Open hobbes1069 opened 4 years ago
Couple of other ideas:
Ok, so basically create multiple versions of the handful of functions and use runtime detection in FreeDV to know which to use?
Couple of ways:
However as per my previous mailing list posts - just because we can doesn't mean we should...
I still have strong misgivings about pushing this out into the wild. It will be a support nightmare, as we won't know which machines will run and which won't. Think I'd feel better if we had some automation to determine if it will run in real time.
Also - the vast majority of users run Windows, so we need a cross platform way to handle this.
I don't disagree but with this being developed in the open, there is already people using it even if it's not ready for "prime time" yet. We do know there is interest so I think trying to solve these technical issues sooner rather than later are still in our best interest.
Sure, happy to keep brainstorming and I'd like to see the technical issues solved too - in a way that minimises support/and helps the end users.
Some suggested tasks:
Re:
We do know there is interest
I've seen recent interest from package maintainers, but have you had any interest specifically from end users? I was wondering if there are records of the number of times freedv-gui packages are installed for example?
I've had several Windows users complain they can't use 2020 because of AVX.
Well specifically we know quisk is interested in supporting the mode, which is the current driver for packaging it. As far as windows, yes that's unfortuante but it seems AVX is the best basline we've found. AVX2 provided very limited benefit.
Please also keep in mind that one SSE version is not enough: just like AVX (AVX1) and AVX2 are two separate things, SSE (SSE1) intrinsics are not the same thing as SSE2 intrinsics nor SSE3 intrinsics nor SSE4.1 intrinsics. See my comments in #25: https://github.com/drowe67/LPCNet/pull/25#issuecomment-620915421
@kkofler thanks for your comments, they will be useful the next time some one works on this code. Several other tasks we need to resource too, as detailed above,
@hobbes1069 I wonder if it's time to revisit this again? SSE support would open up FreeDV 2020 to many more people if it can be managed.
@tmiw I would be interested in your thoughts.
Key issue for me is to avoid end user problems i.e. "it doesn't work" bug reports because they are using a machine that doesn't have the CPU/SIMD power.
I am open to ideas on how we handle that :slightly_smiling_face:
@hobbes1069, @drowe67, I'm thinking single library would be best from a distribution perspective.
That said, how far back are we expecting to support hardware-wise? I know for the macOS version of FreeDV, for instance, we only support 64-bit Intel and ARM (and even then, we only go as far back as macOS 10.11, which AFAIK only supports Apple machines with AVX/SSE).
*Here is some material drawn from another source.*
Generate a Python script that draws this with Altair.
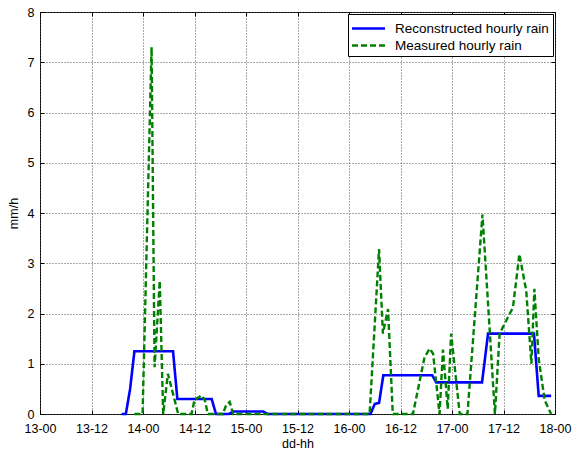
import altair as alt
import pandas as pd

# x in hours since 13-00
tick_labels = ["13-00", "13-12", "14-00", "14-12", "15-00", "15-12",
               "16-00", "16-12", "17-00", "17-12", "18-00"]
tick_hours = [0, 12, 24, 36, 48, 60, 72, 84, 96, 108, 120]
y_ticks = [0, 1, 2, 3, 4, 5, 6, 7, 8]

rec_hours = [19, 20, 21, 22, 31, 32, 40, 41, 44, 45, 52, 53, 77, 78, 79, 80,
             91.4, 92.3, 103, 104.4, 115.1, 116.2, 119.1]
rec_vals = [0, 0, 0.5, 1.25, 1.25, 0.3, 0.3, 0, 0, 0.05, 0.05, 0, 0, 0.2, 0.22, 0.77,
            0.77, 0.63, 0.63, 1.6, 1.6, 0.36, 0.36]

meas_hours = [22, 23.9, 26.0, 26.7, 27.9, 28.7, 29.8, 31.0, 32.2, 35.3, 36.0, 37.6,
              38.4, 39.1, 42.6, 43.4, 44.2, 45.0, 76.8, 79.0, 79.9, 81.1, 82.2,
              86.9, 89.6, 90.8, 91.6, 93.1, 93.9, 95.0, 95.8, 97.8, 99.6, 103.1,
              106.0, 107.1, 110.2, 111.7, 113.3, 114.5, 115.2, 116.2, 117.6, 119.1]
meas_vals = [0, 0, 7.3, 0.93, 2.65, 0, 0.8, 0.4, 0, 0, 0.28, 0.37,
             0.28, 0, 0, 0.18, 0.24, 0, 0, 3.28, 1.6, 2.09, 0,
             0, 1.13, 1.3, 1.2, 0, 1.28, 0.1, 1.6, 0, 0, 3.97,
             0, 1.6, 2.12, 3.18, 2.45, 1.0, 2.49, 1.1, 0.27, 0]

series = ["Reconstructed hourly rain", "Measured hourly rain"]

df_rec = pd.DataFrame({"h": rec_hours, "v": rec_vals, "s": series[0]})
df_meas = pd.DataFrame({"h": meas_hours, "v": meas_vals, "s": series[1]})

label_expr = "[" + ",".join("'%s'" % t for t in tick_labels) + "][round(datum.value/12)]"

font = "Liberation Sans"
xscale = alt.Scale(domain=[0, 120], nice=False, zero=False)
yscale = alt.Scale(domain=[0, 8], nice=False)

main_x = alt.Axis(values=tick_hours, labelExpr=label_expr, title="dd-hh", orient="bottom",
                  grid=True, gridDash=[1, 2], gridColor="#555", gridOpacity=1,
                  ticks=False, domain=False, labelPadding=8,
                  labelFont=font, labelFontSize=12.5, labelColor="black",
                  titleFont=font, titleFontSize=12.5, titleFontWeight="normal",
                  titleColor="black", titlePadding=3, labelFlush=False)
main_y = alt.Axis(values=y_ticks, title="mm/h", orient="left",
                  grid=True, gridDash=[1, 2], gridColor="#555", gridOpacity=1,
                  ticks=False, domain=False, labelPadding=6,
                  labelFont=font, labelFontSize=12.5, labelColor="black",
                  titleFont=font, titleFontSize=12.5, titleFontWeight="normal",
                  titleColor="black", titlePadding=7)


def tick_axis(orient, vals):
    # inward MATLAB-style ticks
    return alt.Axis(orient=orient, values=vals, offset=-4, tickSize=4, ticks=True,
                    tickColor="black", tickWidth=1, labels=False, domain=False,
                    grid=False, title="")


color = alt.Color("s:N", scale=alt.Scale(domain=series, range=["#0000FF", "#008000"]),
                  legend=alt.Legend(title=None))
dash = alt.StrokeDash("s:N", scale=alt.Scale(domain=series, range=[[1, 0], [6, 3]]),
                      legend=alt.Legend(title=None))

rec = alt.Chart(df_rec).mark_line(strokeWidth=2.6).encode(
    x=alt.X("h:Q", scale=xscale, axis=main_x),
    y=alt.Y("v:Q", scale=yscale, axis=main_y),
    color=color, strokeDash=dash)
meas = alt.Chart(df_meas).mark_line(strokeWidth=2.4).encode(
    x=alt.X("h:Q", scale=xscale, axis=tick_axis("bottom", tick_hours)),
    y=alt.Y("v:Q", scale=yscale, axis=tick_axis("left", y_ticks)),
    color=color, strokeDash=dash)
frame_ticks = alt.Chart(df_rec).mark_line(strokeOpacity=0).encode(
    x=alt.X("h:Q", scale=xscale, axis=tick_axis("top", tick_hours)),
    y=alt.Y("v:Q", scale=yscale, axis=tick_axis("right", y_ticks)))

chart = alt.layer(rec, meas, frame_ticks).resolve_axis(
    x="independent", y="independent"
).properties(
    width=515, height=402,
    autosize=alt.AutoSizeParams(type="none"),
    padding={"left": 40, "top": 12, "right": 20, "bottom": 39},
    background="white",
).configure_view(
    stroke="black", strokeWidth=1
).configure_legend(
    orient="none", legendX=308, legendY=2,
    symbolType="M-1.833,0H1.833", symbolSize=324, symbolOffset=6,
    symbolStrokeWidth=2.5, labelFont=font, labelFontSize=13.5, labelColor="black",
    fillColor="white", strokeColor="black", padding=4, rowPadding=0,
    labelOffset=16, labelLimit=300,
)

chart.save("out.html", embed_options={"renderer": "svg", "actions": False})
That said, how far back are we expecting to support hardware-wise? I know for the macOS version of FreeDV, for instance, we only support 64-bit Intel and ARM (and even then, we only go as far back as macOS 10.11, which AFAIK only supports Apple machines with AVX/SSE).
That's a good question. I'd suggest not very far back, or based on what we can handle with AVX/SSE (current flavor) and None (no acceleration) based on a simple speed test and a reasonable amount of development. During 700D development I discovered quite a few Hams with very old (XP era) hardware, we can probably rule that out.
I know on Fedora x86_64 assumes SSE1 is available and is no longer distributing a 32bit install (but 32bit binaries and libraries are still available if needed). Of course this is all stuff we can or can't assume at build time. There are ways to dynamically test for and use the various instruction sets at program launch but the implementation is certainly beyond me.
Fedora actually assumes SSE2 on x86 these days (even for the 32-bit multilibs). (That also implies that the older extensions, i.e., MMX and SSE1, can be assumed as well.) But SSE3 and higher (including any level of AVX) still have to be detected at runtime (or disabled entirely) in Fedora binaries.
I know on Fedora x86_64 assumes SSE1 is available and is no longer distributing a 32bit install (but 32bit binaries and libraries are still available if needed). Of course this is all stuff we can or can't assume at build time. There are ways to dynamically test for and use the various instruction sets at program launch but the implementation is certainly beyond me.
For reference, here's how it's currently done in freedv-gui. Granted, that's only for AVX and not SSE, but there's also this page from Microsoft that shows how to get the others.
@kkofler so my memory failed me. I wish this was better documented somewhere.
Ok, while trying to figure out crazy and mostly unworkable ways to make this work for both developers and distros I came up with this idea:
Build the lpcnetfreedv library multiple times with and without optimizations. Because of its size, it would be good to separate the nndata into a separate library unless you think that will hurt performance. Otherwise that's tens of MB added to each library.
Then FreeDV could check for multiple libraries and load the "best" candidate.
I'm also experimenting with a different method of downloading the nnet data by creating a custom target so you can "make download" or it will download on the fly during make instead of during configuring.